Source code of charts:
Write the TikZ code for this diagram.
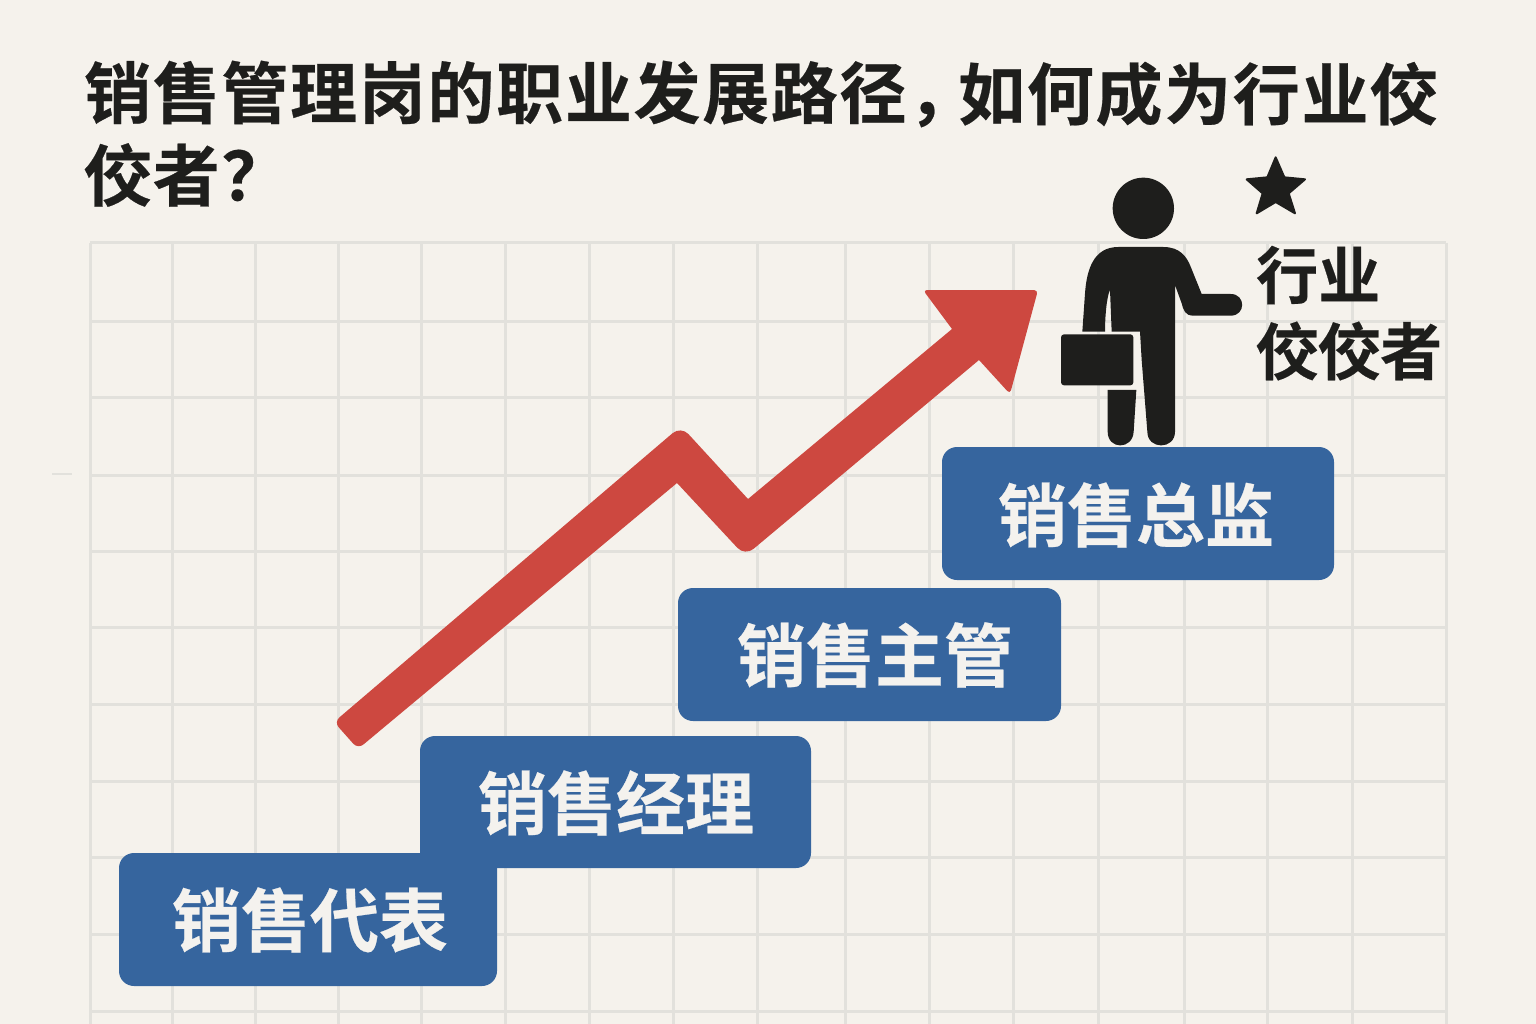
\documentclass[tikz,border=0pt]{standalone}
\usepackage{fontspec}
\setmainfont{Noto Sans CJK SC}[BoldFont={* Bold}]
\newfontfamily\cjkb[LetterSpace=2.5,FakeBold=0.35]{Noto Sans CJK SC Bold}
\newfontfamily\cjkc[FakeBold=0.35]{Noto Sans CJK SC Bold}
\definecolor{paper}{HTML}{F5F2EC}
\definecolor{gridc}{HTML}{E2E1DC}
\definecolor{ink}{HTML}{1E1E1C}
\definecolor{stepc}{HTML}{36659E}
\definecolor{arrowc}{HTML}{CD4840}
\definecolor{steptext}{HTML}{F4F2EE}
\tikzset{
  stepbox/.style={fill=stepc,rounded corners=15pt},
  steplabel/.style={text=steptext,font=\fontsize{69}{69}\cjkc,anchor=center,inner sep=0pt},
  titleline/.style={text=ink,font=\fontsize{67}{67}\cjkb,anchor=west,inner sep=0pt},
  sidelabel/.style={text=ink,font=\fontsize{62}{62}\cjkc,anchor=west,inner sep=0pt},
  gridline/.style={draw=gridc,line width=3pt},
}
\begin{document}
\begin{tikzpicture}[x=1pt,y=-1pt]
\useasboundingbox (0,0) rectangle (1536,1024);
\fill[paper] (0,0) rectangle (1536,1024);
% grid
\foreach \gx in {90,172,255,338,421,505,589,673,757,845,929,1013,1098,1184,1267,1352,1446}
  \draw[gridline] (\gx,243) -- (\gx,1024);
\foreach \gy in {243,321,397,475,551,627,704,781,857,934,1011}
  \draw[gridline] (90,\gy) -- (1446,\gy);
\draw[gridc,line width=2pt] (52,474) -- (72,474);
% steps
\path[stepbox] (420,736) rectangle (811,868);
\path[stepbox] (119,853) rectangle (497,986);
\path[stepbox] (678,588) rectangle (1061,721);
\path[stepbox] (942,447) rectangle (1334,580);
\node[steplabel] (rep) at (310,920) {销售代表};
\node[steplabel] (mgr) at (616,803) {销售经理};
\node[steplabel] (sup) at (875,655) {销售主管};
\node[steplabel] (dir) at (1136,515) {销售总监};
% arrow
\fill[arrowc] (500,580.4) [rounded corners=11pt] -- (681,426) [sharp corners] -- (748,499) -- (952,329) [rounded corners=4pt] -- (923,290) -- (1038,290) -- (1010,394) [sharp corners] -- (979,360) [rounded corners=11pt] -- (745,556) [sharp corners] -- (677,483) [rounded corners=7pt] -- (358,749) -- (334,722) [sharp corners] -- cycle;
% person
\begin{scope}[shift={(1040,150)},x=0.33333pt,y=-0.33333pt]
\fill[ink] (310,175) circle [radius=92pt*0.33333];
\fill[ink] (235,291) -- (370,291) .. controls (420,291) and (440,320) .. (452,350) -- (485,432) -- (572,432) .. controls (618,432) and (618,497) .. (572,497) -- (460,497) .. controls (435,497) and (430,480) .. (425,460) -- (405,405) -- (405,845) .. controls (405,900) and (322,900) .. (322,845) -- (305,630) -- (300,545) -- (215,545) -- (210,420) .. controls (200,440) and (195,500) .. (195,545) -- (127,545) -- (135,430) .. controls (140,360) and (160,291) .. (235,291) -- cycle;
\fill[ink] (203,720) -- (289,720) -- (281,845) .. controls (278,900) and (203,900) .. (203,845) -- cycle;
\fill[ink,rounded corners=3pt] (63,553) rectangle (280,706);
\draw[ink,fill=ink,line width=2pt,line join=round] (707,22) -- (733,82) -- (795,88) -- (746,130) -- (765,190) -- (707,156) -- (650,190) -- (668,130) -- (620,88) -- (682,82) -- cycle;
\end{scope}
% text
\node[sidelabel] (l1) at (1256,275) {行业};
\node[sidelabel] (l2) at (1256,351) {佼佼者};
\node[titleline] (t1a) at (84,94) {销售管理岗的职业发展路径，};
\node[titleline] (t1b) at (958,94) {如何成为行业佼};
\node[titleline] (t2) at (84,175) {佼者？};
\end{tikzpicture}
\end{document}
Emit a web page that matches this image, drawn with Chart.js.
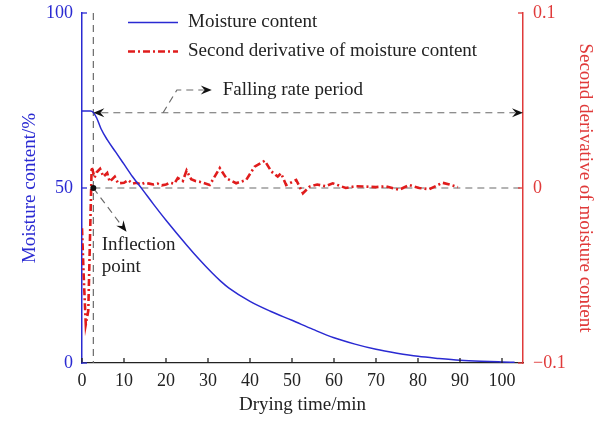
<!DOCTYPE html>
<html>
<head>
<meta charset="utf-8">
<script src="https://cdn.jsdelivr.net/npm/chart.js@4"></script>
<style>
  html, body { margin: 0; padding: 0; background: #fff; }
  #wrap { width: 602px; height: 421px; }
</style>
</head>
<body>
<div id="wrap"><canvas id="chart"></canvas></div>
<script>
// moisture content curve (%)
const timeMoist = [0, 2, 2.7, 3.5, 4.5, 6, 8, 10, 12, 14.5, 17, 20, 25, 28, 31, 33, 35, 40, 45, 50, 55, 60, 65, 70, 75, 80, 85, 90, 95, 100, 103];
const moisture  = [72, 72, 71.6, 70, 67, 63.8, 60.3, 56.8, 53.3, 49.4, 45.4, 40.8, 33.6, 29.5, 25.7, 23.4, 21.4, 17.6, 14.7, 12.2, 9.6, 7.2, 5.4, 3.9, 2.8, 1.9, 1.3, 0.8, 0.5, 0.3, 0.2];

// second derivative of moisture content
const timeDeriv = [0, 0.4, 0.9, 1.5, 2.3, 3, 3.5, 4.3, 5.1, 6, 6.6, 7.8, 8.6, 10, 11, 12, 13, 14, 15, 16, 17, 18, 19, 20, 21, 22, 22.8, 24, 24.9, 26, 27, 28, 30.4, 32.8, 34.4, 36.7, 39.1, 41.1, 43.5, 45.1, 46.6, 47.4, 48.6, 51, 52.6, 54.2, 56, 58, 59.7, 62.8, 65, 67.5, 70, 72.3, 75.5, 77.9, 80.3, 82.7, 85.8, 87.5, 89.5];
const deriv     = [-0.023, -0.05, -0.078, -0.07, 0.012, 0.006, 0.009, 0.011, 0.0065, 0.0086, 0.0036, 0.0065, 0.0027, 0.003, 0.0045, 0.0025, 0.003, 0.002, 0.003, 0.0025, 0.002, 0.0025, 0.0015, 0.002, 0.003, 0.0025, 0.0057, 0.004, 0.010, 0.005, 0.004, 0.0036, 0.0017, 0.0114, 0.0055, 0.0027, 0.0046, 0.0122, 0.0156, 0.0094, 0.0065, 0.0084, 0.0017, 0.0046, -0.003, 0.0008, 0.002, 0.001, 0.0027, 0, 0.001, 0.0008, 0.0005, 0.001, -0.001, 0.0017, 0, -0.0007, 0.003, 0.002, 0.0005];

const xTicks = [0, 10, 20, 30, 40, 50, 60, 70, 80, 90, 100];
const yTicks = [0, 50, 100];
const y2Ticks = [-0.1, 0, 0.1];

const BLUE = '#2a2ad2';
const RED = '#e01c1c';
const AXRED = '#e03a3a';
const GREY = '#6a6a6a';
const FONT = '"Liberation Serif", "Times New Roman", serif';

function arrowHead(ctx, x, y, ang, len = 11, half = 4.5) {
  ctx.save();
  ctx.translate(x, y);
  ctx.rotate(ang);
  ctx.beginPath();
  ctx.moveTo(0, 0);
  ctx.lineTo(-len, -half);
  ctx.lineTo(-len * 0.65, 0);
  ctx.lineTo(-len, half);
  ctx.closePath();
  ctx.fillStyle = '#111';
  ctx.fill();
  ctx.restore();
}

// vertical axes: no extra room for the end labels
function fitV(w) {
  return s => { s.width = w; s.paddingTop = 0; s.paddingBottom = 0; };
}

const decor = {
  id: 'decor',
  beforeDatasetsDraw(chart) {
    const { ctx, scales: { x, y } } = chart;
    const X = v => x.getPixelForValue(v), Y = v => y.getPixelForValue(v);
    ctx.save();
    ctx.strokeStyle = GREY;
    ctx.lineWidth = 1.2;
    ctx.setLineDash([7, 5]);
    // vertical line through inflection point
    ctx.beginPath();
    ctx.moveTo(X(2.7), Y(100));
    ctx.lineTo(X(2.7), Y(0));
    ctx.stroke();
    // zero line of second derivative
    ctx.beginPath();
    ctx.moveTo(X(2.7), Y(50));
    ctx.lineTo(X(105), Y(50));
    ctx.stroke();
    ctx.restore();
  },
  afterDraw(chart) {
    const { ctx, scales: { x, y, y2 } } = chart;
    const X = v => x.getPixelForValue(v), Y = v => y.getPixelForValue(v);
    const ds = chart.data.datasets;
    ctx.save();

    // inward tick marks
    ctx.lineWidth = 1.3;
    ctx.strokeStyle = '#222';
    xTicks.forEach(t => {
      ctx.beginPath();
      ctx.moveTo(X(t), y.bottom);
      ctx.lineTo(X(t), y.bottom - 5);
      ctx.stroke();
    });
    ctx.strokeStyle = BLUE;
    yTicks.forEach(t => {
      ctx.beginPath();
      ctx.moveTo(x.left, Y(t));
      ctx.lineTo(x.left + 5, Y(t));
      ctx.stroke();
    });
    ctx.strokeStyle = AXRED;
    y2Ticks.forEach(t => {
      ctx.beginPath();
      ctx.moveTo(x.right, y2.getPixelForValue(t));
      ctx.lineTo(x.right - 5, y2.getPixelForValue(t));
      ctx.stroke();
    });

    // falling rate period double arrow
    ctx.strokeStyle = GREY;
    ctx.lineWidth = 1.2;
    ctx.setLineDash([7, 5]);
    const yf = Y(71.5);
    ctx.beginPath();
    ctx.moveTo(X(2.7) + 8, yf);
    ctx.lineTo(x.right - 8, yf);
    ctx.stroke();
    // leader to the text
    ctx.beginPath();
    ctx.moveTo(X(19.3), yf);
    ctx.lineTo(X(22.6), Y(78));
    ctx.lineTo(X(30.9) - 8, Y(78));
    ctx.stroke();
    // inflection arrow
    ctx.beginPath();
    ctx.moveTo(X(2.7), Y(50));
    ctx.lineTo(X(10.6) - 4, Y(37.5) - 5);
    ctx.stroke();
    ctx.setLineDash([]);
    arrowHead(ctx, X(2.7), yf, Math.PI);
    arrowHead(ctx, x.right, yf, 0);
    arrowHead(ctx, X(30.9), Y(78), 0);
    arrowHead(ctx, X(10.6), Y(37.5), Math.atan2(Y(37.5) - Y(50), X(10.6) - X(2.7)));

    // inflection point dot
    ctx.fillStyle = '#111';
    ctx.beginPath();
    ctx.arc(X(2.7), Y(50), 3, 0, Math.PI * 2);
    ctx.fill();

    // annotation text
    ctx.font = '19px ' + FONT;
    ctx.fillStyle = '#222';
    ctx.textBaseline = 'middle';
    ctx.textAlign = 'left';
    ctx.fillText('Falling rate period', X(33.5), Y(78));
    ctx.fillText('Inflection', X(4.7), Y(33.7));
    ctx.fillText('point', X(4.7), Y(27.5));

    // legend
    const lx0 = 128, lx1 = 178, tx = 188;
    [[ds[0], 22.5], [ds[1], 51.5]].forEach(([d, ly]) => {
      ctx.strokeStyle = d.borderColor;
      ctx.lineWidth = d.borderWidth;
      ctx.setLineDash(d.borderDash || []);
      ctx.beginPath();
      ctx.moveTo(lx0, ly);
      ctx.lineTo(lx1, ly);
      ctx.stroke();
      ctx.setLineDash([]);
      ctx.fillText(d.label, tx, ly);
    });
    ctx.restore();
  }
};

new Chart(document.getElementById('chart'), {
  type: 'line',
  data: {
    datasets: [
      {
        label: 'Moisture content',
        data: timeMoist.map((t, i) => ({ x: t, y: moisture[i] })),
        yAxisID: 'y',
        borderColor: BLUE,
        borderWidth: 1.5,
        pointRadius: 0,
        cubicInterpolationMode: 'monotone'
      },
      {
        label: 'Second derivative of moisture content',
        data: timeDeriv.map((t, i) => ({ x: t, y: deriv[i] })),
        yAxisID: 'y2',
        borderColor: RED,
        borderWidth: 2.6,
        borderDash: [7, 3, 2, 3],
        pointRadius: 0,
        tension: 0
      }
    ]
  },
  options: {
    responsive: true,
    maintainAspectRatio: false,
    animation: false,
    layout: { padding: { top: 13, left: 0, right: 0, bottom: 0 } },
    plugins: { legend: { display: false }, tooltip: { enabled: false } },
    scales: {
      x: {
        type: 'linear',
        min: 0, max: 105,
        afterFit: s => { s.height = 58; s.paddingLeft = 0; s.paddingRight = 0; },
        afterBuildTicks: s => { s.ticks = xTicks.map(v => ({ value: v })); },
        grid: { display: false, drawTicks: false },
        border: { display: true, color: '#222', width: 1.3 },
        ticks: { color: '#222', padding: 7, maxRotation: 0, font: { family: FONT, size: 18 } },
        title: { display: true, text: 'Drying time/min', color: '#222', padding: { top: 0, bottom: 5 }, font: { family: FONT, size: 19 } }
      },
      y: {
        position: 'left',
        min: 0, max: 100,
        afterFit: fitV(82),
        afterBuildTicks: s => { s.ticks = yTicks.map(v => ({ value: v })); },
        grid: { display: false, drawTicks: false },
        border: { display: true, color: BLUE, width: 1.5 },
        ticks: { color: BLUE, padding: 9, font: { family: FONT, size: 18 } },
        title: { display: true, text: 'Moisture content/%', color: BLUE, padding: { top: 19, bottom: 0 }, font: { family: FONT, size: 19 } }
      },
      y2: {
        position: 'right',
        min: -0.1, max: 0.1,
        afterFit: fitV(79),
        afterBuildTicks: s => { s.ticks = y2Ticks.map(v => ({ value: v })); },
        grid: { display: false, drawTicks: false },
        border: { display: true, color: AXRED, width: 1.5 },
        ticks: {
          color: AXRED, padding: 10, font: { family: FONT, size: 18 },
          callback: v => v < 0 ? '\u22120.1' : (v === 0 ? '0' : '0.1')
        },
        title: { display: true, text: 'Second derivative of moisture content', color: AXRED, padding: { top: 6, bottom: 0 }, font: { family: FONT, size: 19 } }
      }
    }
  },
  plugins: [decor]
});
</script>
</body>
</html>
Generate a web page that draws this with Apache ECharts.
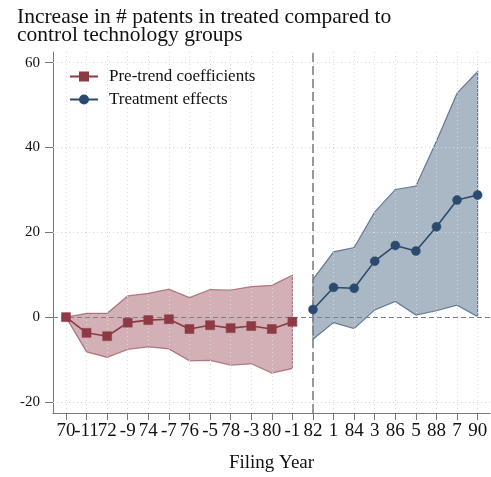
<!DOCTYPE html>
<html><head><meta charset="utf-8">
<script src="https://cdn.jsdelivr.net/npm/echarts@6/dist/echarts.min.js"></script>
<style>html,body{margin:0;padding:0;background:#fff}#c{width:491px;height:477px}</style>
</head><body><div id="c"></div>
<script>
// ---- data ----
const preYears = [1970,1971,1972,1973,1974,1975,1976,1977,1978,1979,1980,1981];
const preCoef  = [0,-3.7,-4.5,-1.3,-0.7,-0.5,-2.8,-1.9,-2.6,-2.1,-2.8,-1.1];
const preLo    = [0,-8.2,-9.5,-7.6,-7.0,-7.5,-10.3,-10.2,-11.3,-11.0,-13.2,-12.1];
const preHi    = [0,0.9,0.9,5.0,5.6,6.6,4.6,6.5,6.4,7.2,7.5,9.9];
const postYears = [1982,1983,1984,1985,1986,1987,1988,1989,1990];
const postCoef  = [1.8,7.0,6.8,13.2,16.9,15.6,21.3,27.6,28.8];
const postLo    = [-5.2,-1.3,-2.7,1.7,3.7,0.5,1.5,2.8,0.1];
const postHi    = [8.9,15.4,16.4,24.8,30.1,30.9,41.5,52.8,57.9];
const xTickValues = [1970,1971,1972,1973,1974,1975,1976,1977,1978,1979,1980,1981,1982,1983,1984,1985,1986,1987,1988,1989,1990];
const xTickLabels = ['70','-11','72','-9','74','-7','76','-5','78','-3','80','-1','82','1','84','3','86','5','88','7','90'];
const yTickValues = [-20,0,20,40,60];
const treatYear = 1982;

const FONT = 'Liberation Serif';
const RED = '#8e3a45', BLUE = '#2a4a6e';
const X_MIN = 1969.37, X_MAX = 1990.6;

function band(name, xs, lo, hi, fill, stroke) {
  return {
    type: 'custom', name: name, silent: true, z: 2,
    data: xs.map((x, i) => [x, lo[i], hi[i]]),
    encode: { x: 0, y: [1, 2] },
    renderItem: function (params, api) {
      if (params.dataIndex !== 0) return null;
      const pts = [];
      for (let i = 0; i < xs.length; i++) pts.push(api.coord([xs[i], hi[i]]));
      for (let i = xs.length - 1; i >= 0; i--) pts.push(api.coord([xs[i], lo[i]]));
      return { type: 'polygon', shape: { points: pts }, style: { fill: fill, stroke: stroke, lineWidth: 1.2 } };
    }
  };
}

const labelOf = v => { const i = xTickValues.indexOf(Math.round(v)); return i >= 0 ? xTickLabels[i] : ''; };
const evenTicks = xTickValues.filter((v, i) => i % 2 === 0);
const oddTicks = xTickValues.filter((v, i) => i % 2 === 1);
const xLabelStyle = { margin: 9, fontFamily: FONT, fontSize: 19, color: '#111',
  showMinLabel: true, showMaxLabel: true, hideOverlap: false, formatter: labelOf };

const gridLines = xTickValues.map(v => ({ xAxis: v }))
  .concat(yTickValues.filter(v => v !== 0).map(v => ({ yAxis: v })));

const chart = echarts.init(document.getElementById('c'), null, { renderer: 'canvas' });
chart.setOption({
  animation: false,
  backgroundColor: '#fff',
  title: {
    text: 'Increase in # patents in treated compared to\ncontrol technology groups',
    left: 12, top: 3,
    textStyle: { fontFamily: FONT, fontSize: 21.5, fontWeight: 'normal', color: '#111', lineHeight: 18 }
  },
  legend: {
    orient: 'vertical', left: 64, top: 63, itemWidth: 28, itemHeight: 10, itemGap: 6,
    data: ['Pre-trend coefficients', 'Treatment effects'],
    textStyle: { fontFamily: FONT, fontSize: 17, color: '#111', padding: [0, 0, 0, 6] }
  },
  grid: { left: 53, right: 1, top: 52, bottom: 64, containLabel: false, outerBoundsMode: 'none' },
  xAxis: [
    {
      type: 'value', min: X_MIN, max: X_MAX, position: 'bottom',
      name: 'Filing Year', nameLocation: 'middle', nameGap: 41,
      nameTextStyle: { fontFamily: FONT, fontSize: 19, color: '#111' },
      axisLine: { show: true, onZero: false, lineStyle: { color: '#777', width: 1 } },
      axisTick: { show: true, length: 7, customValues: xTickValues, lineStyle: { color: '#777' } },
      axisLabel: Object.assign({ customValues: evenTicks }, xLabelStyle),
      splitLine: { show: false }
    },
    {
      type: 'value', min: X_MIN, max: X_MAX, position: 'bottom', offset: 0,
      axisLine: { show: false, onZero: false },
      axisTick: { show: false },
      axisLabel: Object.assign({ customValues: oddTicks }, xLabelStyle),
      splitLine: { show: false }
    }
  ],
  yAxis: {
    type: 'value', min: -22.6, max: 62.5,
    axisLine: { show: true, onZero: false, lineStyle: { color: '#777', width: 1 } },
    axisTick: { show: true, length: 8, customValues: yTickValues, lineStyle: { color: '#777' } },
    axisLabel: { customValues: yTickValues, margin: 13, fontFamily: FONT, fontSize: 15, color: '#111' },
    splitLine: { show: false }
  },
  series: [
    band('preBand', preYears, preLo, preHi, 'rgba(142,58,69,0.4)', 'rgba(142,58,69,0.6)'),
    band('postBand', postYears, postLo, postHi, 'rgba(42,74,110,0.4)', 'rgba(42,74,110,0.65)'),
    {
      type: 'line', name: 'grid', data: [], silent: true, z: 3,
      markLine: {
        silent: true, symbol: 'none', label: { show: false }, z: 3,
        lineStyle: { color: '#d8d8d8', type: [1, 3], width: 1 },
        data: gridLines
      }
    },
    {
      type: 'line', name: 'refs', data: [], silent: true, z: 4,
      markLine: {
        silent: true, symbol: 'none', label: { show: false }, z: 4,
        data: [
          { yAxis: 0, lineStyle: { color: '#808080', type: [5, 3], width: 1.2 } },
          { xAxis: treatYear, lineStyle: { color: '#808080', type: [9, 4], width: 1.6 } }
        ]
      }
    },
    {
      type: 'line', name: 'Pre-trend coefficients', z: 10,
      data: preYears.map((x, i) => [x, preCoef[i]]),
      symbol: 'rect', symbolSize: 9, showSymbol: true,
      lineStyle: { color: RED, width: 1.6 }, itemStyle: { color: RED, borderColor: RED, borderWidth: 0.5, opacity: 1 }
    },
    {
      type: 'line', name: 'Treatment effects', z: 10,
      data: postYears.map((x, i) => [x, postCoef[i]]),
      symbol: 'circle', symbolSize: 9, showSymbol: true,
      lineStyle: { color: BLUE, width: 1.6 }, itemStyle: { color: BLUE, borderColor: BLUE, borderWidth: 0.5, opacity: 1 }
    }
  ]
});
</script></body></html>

**WHAT THIS TASK INVOLVES**
Nothing but the lines from the one with "Emit a web page" through the one with "0.5, 0.3, 0.2];" is to be copied, exactly and ends included. Leave pictures out.

**RESULT OF THE EXERCISE**
Emit a web page that matches this image, drawn with Chart.js.
<!DOCTYPE html>
<html>
<head>
<meta charset="utf-8">
<script src="https://cdn.jsdelivr.net/npm/chart.js@4"></script>
<style>
  html, body { margin: 0; padding: 0; background: #fff; }
  #wrap { width: 602px; height: 421px; }
</style>
</head>
<body>
<div id="wrap"><canvas id="chart"></canvas></div>
<script>
// moisture content curve (%)
const timeMoist = [0, 2, 2.7, 3.5, 4.5, 6, 8, 10, 12, 14.5, 17, 20, 25, 28, 31, 33, 35, 40, 45, 50, 55, 60, 65, 70, 75, 80, 85, 90, 95, 100, 103];
const moisture  = [72, 72, 71.6, 70, 67, 63.8, 60.3, 56.8, 53.3, 49.4, 45.4, 40.8, 33.6, 29.5, 25.7, 23.4, 21.4, 17.6, 14.7, 12.2, 9.6, 7.2, 5.4, 3.9, 2.8, 1.9, 1.3, 0.8, 0.5, 0.3, 0.2];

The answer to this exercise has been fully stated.